§ Exercise goal
Only the lines from the start of the data to the line containing "const labelShiftY = [38,-37,43,37,54,45,50,37,-29,32];", both included, should be output, exactly and without pictures.

§ Provided data

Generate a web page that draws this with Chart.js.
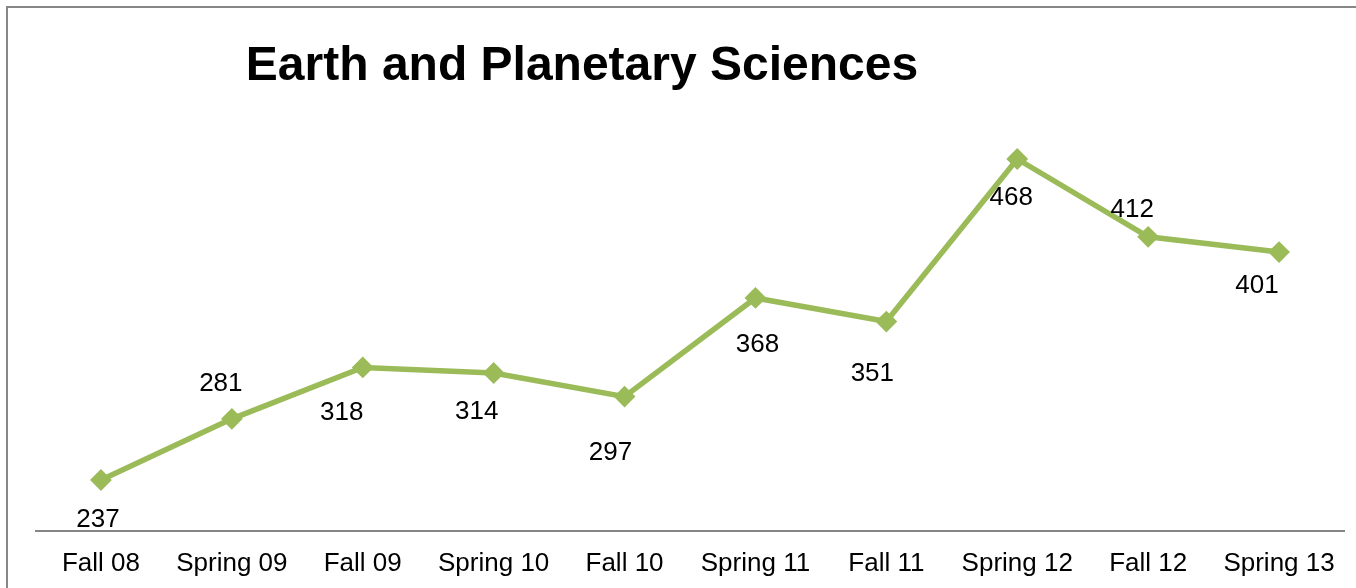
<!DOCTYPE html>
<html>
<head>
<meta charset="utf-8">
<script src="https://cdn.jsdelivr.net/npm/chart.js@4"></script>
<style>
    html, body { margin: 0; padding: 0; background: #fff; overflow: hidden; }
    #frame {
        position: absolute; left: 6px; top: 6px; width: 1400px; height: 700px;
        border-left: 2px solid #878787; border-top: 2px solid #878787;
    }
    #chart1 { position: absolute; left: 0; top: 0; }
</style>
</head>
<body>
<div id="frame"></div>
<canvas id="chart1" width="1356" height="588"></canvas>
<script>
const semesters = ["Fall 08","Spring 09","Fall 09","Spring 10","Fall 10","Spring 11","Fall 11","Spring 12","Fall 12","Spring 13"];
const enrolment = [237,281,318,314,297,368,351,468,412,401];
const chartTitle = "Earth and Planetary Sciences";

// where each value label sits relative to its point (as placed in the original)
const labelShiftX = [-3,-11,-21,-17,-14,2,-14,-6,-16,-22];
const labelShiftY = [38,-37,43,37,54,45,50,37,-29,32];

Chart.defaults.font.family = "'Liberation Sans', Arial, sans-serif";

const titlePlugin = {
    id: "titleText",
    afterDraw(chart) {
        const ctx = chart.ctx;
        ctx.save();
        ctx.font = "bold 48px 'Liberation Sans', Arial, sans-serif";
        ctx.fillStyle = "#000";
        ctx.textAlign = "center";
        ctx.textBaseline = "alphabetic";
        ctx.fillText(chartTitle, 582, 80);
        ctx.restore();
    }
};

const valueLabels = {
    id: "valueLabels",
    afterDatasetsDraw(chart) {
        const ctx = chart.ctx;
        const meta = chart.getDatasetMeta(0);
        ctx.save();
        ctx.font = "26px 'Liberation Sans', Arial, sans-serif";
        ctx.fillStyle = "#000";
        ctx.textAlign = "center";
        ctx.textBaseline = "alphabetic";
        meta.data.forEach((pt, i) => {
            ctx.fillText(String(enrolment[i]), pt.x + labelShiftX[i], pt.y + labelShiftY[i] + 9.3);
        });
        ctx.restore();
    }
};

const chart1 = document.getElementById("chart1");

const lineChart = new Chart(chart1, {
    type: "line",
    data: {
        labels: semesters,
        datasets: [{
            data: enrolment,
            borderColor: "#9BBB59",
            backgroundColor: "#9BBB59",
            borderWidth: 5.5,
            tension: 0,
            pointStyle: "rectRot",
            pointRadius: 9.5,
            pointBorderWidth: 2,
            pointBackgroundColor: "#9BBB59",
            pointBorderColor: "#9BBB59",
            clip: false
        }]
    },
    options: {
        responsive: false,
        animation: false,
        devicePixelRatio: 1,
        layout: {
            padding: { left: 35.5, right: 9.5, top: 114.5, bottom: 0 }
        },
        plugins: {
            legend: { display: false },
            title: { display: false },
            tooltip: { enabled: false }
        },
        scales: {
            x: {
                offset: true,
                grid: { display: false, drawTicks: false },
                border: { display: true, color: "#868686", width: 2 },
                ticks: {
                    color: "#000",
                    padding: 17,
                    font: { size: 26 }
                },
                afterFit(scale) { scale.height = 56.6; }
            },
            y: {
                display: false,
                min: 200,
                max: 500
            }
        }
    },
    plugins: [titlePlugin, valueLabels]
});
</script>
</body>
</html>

§ Task output
Generate a web page that draws this with Chart.js.
<!DOCTYPE html>
<html>
<head>
<meta charset="utf-8">
<script src="https://cdn.jsdelivr.net/npm/chart.js@4"></script>
<style>
    html, body { margin: 0; padding: 0; background: #fff; overflow: hidden; }
    #frame {
        position: absolute; left: 6px; top: 6px; width: 1400px; height: 700px;
        border-left: 2px solid #878787; border-top: 2px solid #878787;
    }
    #chart1 { position: absolute; left: 0; top: 0; }
</style>
</head>
<body>
<div id="frame"></div>
<canvas id="chart1" width="1356" height="588"></canvas>
<script>
const semesters = ["Fall 08","Spring 09","Fall 09","Spring 10","Fall 10","Spring 11","Fall 11","Spring 12","Fall 12","Spring 13"];
const enrolment = [237,281,318,314,297,368,351,468,412,401];
const chartTitle = "Earth and Planetary Sciences";

// where each value label sits relative to its point (as placed in the original)
const labelShiftX = [-3,-11,-21,-17,-14,2,-14,-6,-16,-22];
const labelShiftY = [38,-37,43,37,54,45,50,37,-29,32];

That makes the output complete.